*TASK GOAL*:
All of the material below is to be restated word for word, apart from the pictures.

*DATA SEGMENT*:
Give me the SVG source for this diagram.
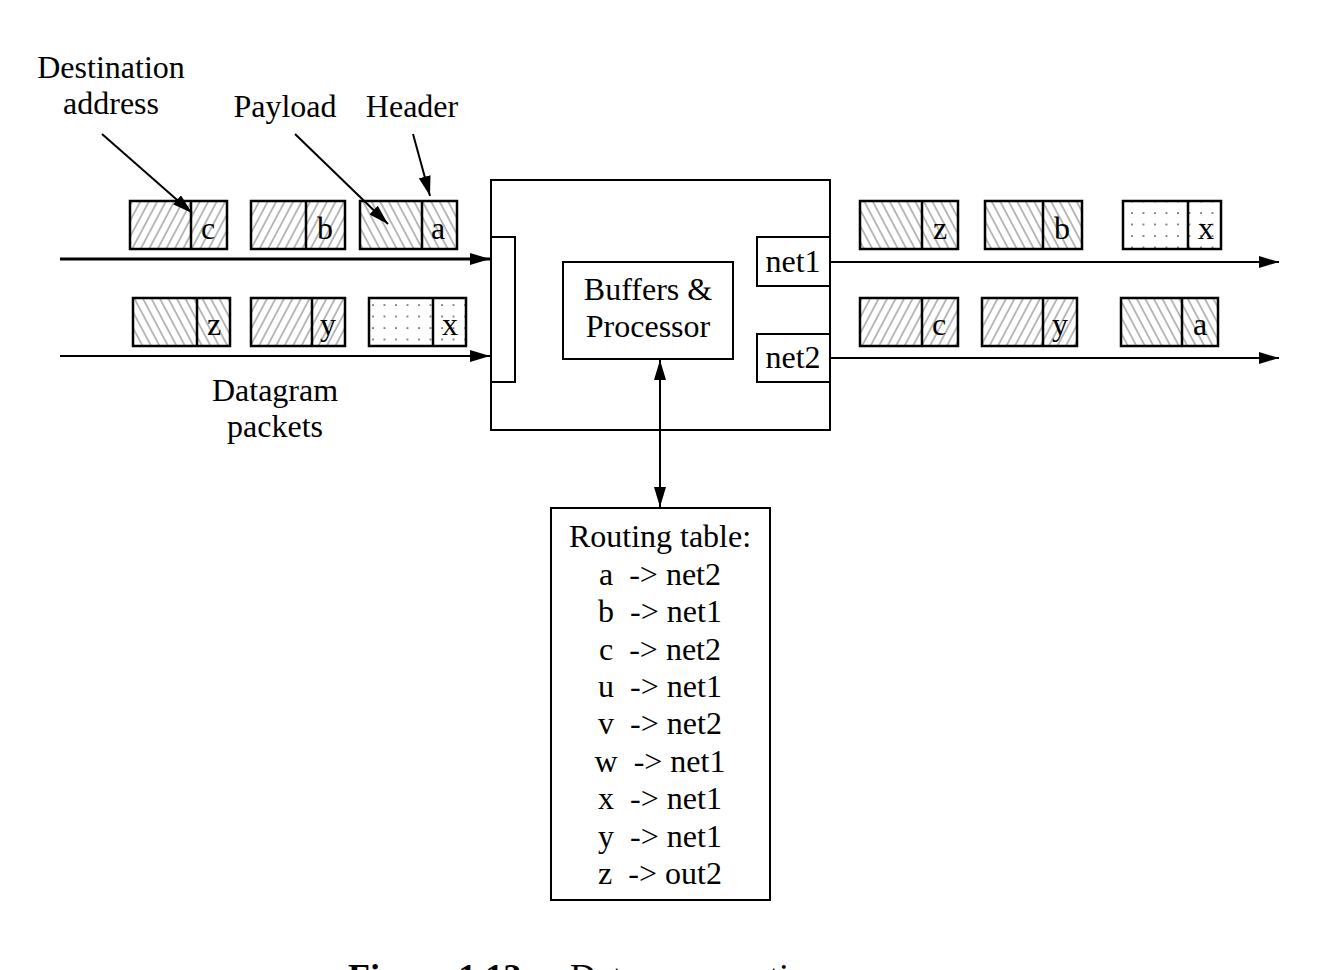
<svg xmlns="http://www.w3.org/2000/svg" width="1322" height="970" viewBox="0 0 1322 970">
<style>
text{font-family:"Liberation Serif","Times New Roman",serif;font-size:32px;fill:#000}
.c{text-anchor:middle}
.pre{white-space:pre}
.box{fill:#fff;stroke:#000;stroke-width:2}
.pk{stroke:#000;stroke-width:2.5}
.div{stroke:#000;stroke-width:2.5}
.ln{stroke:#000;stroke-width:2;fill:none}
.thick{stroke:#000;stroke-width:3;fill:none}
</style>
<defs>
<pattern id="fw" patternUnits="userSpaceOnUse" width="7.5" height="20" patternTransform="rotate(28)">
<rect width="7.5" height="20" fill="#fff"/>
<line x1="1" y1="0" x2="1" y2="20" stroke="#777" stroke-width="1"/>
</pattern>
<pattern id="bw" patternUnits="userSpaceOnUse" width="7.5" height="20" patternTransform="rotate(-28)">
<rect width="7.5" height="20" fill="#fff"/>
<line x1="1" y1="0" x2="1" y2="20" stroke="#777" stroke-width="1"/>
</pattern>
<pattern id="dt" patternUnits="userSpaceOnUse" width="11.5" height="11.5" x="3" y="4">
<rect width="11.5" height="11.5" fill="#fff"/>
<circle cx="2" cy="2" r="0.9" fill="#333"/>
</pattern>
<marker id="ah" viewBox="0 0 20 12" refX="20" refY="6" markerWidth="20" markerHeight="12" markerUnits="userSpaceOnUse" orient="auto-start-reverse">
<path d="M0,0 L20,6 L0,12 Z" fill="#000"/>
</marker>
</defs>

<g id="labels">
<text class="c" x="111" y="78">Destination</text>
<text class="c" x="111" y="114">address</text>
<text class="c" x="285" y="117">Payload</text>
<text class="c" x="412" y="117">Header</text>
<text class="c" x="275" y="401">Datagram</text>
<text class="c" x="275" y="437">packets</text>
</g>

<g id="router">
<rect class="box" x="491" y="180" width="339" height="250"/>
<rect class="box" x="491" y="237" width="24" height="145"/>
</g>
<g id="processor">
<rect class="box" x="563" y="262" width="170" height="97"/>
<text class="c" x="648" y="300">Buffers &amp;</text>
<text class="c" x="648" y="337">Processor</text>
</g>
<g id="net1">
<rect class="box" x="757" y="237" width="73" height="49"/>
<text class="c" x="793" y="272">net1</text>
</g>
<g id="net2">
<rect class="box" x="757" y="334" width="73" height="48"/>
<text class="c" x="793" y="368">net2</text>
</g>

<g id="routing-table">
<rect class="box" x="551" y="508" width="219" height="392"/>
<text class="c" x="660" y="547">Routing table:</text>
<text class="c pre" x="660" y="585">a  -&gt; net2</text>
<text class="c pre" x="660" y="622">b  -&gt; net1</text>
<text class="c pre" x="660" y="660">c  -&gt; net2</text>
<text class="c pre" x="660" y="697">u  -&gt; net1</text>
<text class="c pre" x="660" y="734">v  -&gt; net2</text>
<text class="c pre" x="660" y="772">w  -&gt; net1</text>
<text class="c pre" x="660" y="809">x  -&gt; net1</text>
<text class="c pre" x="660" y="847">y  -&gt; net1</text>
<text class="c pre" x="660" y="884">z  -&gt; out2</text>
</g>

<g id="in-packets">
<g id="in-c"><rect class="pk" x="130" y="201" width="97" height="48" fill="url(#fw)"/><line class="div" x1="191" y1="201" x2="191" y2="249"/><text class="c" x="208" y="239">c</text></g>
<g id="in-b"><rect class="pk" x="251" y="201" width="94" height="48" fill="url(#fw)"/><line class="div" x1="306" y1="201" x2="306" y2="249"/><text class="c" x="325" y="239">b</text></g>
<g id="in-a"><rect class="pk" x="360" y="201" width="97" height="48" fill="url(#bw)"/><line class="div" x1="422" y1="201" x2="422" y2="249"/><text class="c" x="438" y="239">a</text></g>
<g id="in-z"><rect class="pk" x="133" y="298" width="97" height="48" fill="url(#bw)"/><line class="div" x1="197" y1="298" x2="197" y2="346"/><text class="c" x="214" y="335">z</text></g>
<g id="in-y"><rect class="pk" x="251" y="298" width="94" height="48" fill="url(#fw)"/><line class="div" x1="312" y1="298" x2="312" y2="346"/><text class="c" x="328" y="335">y</text></g>
<g id="in-x"><rect class="pk" x="369" y="298" width="97" height="48" fill="url(#dt)"/><line class="div" x1="433" y1="298" x2="433" y2="346"/><text class="c" x="450" y="335">x</text></g>
</g>

<g id="out-packets">
<g id="out-z"><rect class="pk" x="860" y="201" width="98" height="48" fill="url(#bw)"/><line class="div" x1="922" y1="201" x2="922" y2="249"/><text class="c" x="940" y="239">z</text></g>
<g id="out-b"><rect class="pk" x="985" y="201" width="97" height="48" fill="url(#bw)"/><line class="div" x1="1043" y1="201" x2="1043" y2="249"/><text class="c" x="1062" y="239">b</text></g>
<g id="out-x"><rect class="pk" x="1123" y="201" width="98" height="48" fill="url(#dt)"/><line class="div" x1="1188" y1="201" x2="1188" y2="249"/><text class="c" x="1206" y="239">x</text></g>
<g id="out-c"><rect class="pk" x="860" y="298" width="98" height="48" fill="url(#fw)"/><line class="div" x1="922" y1="298" x2="922" y2="346"/><text class="c" x="939" y="335">c</text></g>
<g id="out-y"><rect class="pk" x="982" y="298" width="95" height="48" fill="url(#fw)"/><line class="div" x1="1043" y1="298" x2="1043" y2="346"/><text class="c" x="1060" y="335">y</text></g>
<g id="out-a"><rect class="pk" x="1121" y="298" width="97" height="48" fill="url(#bw)"/><line class="div" x1="1182" y1="298" x2="1182" y2="346"/><text class="c" x="1200" y="335">a</text></g>
</g>

<g id="connectors">
<line class="thick" x1="60" y1="259" x2="490" y2="259" marker-end="url(#ah)"/>
<line class="ln" x1="60" y1="356" x2="490" y2="356" marker-end="url(#ah)"/>
<line class="ln" x1="830" y1="262" x2="1279" y2="262" marker-end="url(#ah)"/>
<line class="ln" x1="830" y1="358" x2="1279" y2="358" marker-end="url(#ah)"/>
<line class="ln" x1="660" y1="507" x2="660" y2="360" marker-start="url(#ah)" marker-end="url(#ah)"/>
<line class="ln" x1="102" y1="134" x2="192" y2="213" marker-end="url(#ah)"/>
<line class="ln" x1="295" y1="134" x2="388" y2="224" marker-end="url(#ah)"/>
<line class="ln" x1="413" y1="134" x2="430" y2="196" marker-end="url(#ah)"/>
</g>

<g id="caption">
<text x="348" y="989" style="font-size:36px;font-weight:bold">Figure 1.12:</text>
<text x="570" y="989" style="font-size:36px">Datagram routing</text>
</g>
</svg>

*EXPECTED ANSWER*:
Give me the SVG source for this diagram.
<svg xmlns="http://www.w3.org/2000/svg" width="1322" height="970" viewBox="0 0 1322 970">
<style>
text{font-family:"Liberation Serif","Times New Roman",serif;font-size:32px;fill:#000}
.c{text-anchor:middle}
.pre{white-space:pre}
.box{fill:#fff;stroke:#000;stroke-width:2}
.pk{stroke:#000;stroke-width:2.5}
.div{stroke:#000;stroke-width:2.5}
.ln{stroke:#000;stroke-width:2;fill:none}
.thick{stroke:#000;stroke-width:3;fill:none}
</style>
<defs>
<pattern id="fw" patternUnits="userSpaceOnUse" width="7.5" height="20" patternTransform="rotate(28)">
<rect width="7.5" height="20" fill="#fff"/>
<line x1="1" y1="0" x2="1" y2="20" stroke="#777" stroke-width="1"/>
</pattern>
<pattern id="bw" patternUnits="userSpaceOnUse" width="7.5" height="20" patternTransform="rotate(-28)">
<rect width="7.5" height="20" fill="#fff"/>
<line x1="1" y1="0" x2="1" y2="20" stroke="#777" stroke-width="1"/>
</pattern>
<pattern id="dt" patternUnits="userSpaceOnUse" width="11.5" height="11.5" x="3" y="4">
<rect width="11.5" height="11.5" fill="#fff"/>
<circle cx="2" cy="2" r="0.9" fill="#333"/>
</pattern>
<marker id="ah" viewBox="0 0 20 12" refX="20" refY="6" markerWidth="20" markerHeight="12" markerUnits="userSpaceOnUse" orient="auto-start-reverse">
<path d="M0,0 L20,6 L0,12 Z" fill="#000"/>
</marker>
</defs>

<g id="labels">
<text class="c" x="111" y="78">Destination</text>
<text class="c" x="111" y="114">address</text>
<text class="c" x="285" y="117">Payload</text>
<text class="c" x="412" y="117">Header</text>
<text class="c" x="275" y="401">Datagram</text>
<text class="c" x="275" y="437">packets</text>
</g>

<g id="router">
<rect class="box" x="491" y="180" width="339" height="250"/>
<rect class="box" x="491" y="237" width="24" height="145"/>
</g>
<g id="processor">
<rect class="box" x="563" y="262" width="170" height="97"/>
<text class="c" x="648" y="300">Buffers &amp;</text>
<text class="c" x="648" y="337">Processor</text>
</g>
<g id="net1">
<rect class="box" x="757" y="237" width="73" height="49"/>
<text class="c" x="793" y="272">net1</text>
</g>
<g id="net2">
<rect class="box" x="757" y="334" width="73" height="48"/>
<text class="c" x="793" y="368">net2</text>
</g>

<g id="routing-table">
<rect class="box" x="551" y="508" width="219" height="392"/>
<text class="c" x="660" y="547">Routing table:</text>
<text class="c pre" x="660" y="585">a  -&gt; net2</text>
<text class="c pre" x="660" y="622">b  -&gt; net1</text>
<text class="c pre" x="660" y="660">c  -&gt; net2</text>
<text class="c pre" x="660" y="697">u  -&gt; net1</text>
<text class="c pre" x="660" y="734">v  -&gt; net2</text>
<text class="c pre" x="660" y="772">w  -&gt; net1</text>
<text class="c pre" x="660" y="809">x  -&gt; net1</text>
<text class="c pre" x="660" y="847">y  -&gt; net1</text>
<text class="c pre" x="660" y="884">z  -&gt; out2</text>
</g>

<g id="in-packets">
<g id="in-c"><rect class="pk" x="130" y="201" width="97" height="48" fill="url(#fw)"/><line class="div" x1="191" y1="201" x2="191" y2="249"/><text class="c" x="208" y="239">c</text></g>
<g id="in-b"><rect class="pk" x="251" y="201" width="94" height="48" fill="url(#fw)"/><line class="div" x1="306" y1="201" x2="306" y2="249"/><text class="c" x="325" y="239">b</text></g>
<g id="in-a"><rect class="pk" x="360" y="201" width="97" height="48" fill="url(#bw)"/><line class="div" x1="422" y1="201" x2="422" y2="249"/><text class="c" x="438" y="239">a</text></g>
<g id="in-z"><rect class="pk" x="133" y="298" width="97" height="48" fill="url(#bw)"/><line class="div" x1="197" y1="298" x2="197" y2="346"/><text class="c" x="214" y="335">z</text></g>
<g id="in-y"><rect class="pk" x="251" y="298" width="94" height="48" fill="url(#fw)"/><line class="div" x1="312" y1="298" x2="312" y2="346"/><text class="c" x="328" y="335">y</text></g>
<g id="in-x"><rect class="pk" x="369" y="298" width="97" height="48" fill="url(#dt)"/><line class="div" x1="433" y1="298" x2="433" y2="346"/><text class="c" x="450" y="335">x</text></g>
</g>

<g id="out-packets">
<g id="out-z"><rect class="pk" x="860" y="201" width="98" height="48" fill="url(#bw)"/><line class="div" x1="922" y1="201" x2="922" y2="249"/><text class="c" x="940" y="239">z</text></g>
<g id="out-b"><rect class="pk" x="985" y="201" width="97" height="48" fill="url(#bw)"/><line class="div" x1="1043" y1="201" x2="1043" y2="249"/><text class="c" x="1062" y="239">b</text></g>
<g id="out-x"><rect class="pk" x="1123" y="201" width="98" height="48" fill="url(#dt)"/><line class="div" x1="1188" y1="201" x2="1188" y2="249"/><text class="c" x="1206" y="239">x</text></g>
<g id="out-c"><rect class="pk" x="860" y="298" width="98" height="48" fill="url(#fw)"/><line class="div" x1="922" y1="298" x2="922" y2="346"/><text class="c" x="939" y="335">c</text></g>
<g id="out-y"><rect class="pk" x="982" y="298" width="95" height="48" fill="url(#fw)"/><line class="div" x1="1043" y1="298" x2="1043" y2="346"/><text class="c" x="1060" y="335">y</text></g>
<g id="out-a"><rect class="pk" x="1121" y="298" width="97" height="48" fill="url(#bw)"/><line class="div" x1="1182" y1="298" x2="1182" y2="346"/><text class="c" x="1200" y="335">a</text></g>
</g>

<g id="connectors">
<line class="thick" x1="60" y1="259" x2="490" y2="259" marker-end="url(#ah)"/>
<line class="ln" x1="60" y1="356" x2="490" y2="356" marker-end="url(#ah)"/>
<line class="ln" x1="830" y1="262" x2="1279" y2="262" marker-end="url(#ah)"/>
<line class="ln" x1="830" y1="358" x2="1279" y2="358" marker-end="url(#ah)"/>
<line class="ln" x1="660" y1="507" x2="660" y2="360" marker-start="url(#ah)" marker-end="url(#ah)"/>
<line class="ln" x1="102" y1="134" x2="192" y2="213" marker-end="url(#ah)"/>
<line class="ln" x1="295" y1="134" x2="388" y2="224" marker-end="url(#ah)"/>
<line class="ln" x1="413" y1="134" x2="430" y2="196" marker-end="url(#ah)"/>
</g>

<g id="caption">
<text x="348" y="989" style="font-size:36px;font-weight:bold">Figure 1.12:</text>
<text x="570" y="989" style="font-size:36px">Datagram routing</text>
</g>
</svg>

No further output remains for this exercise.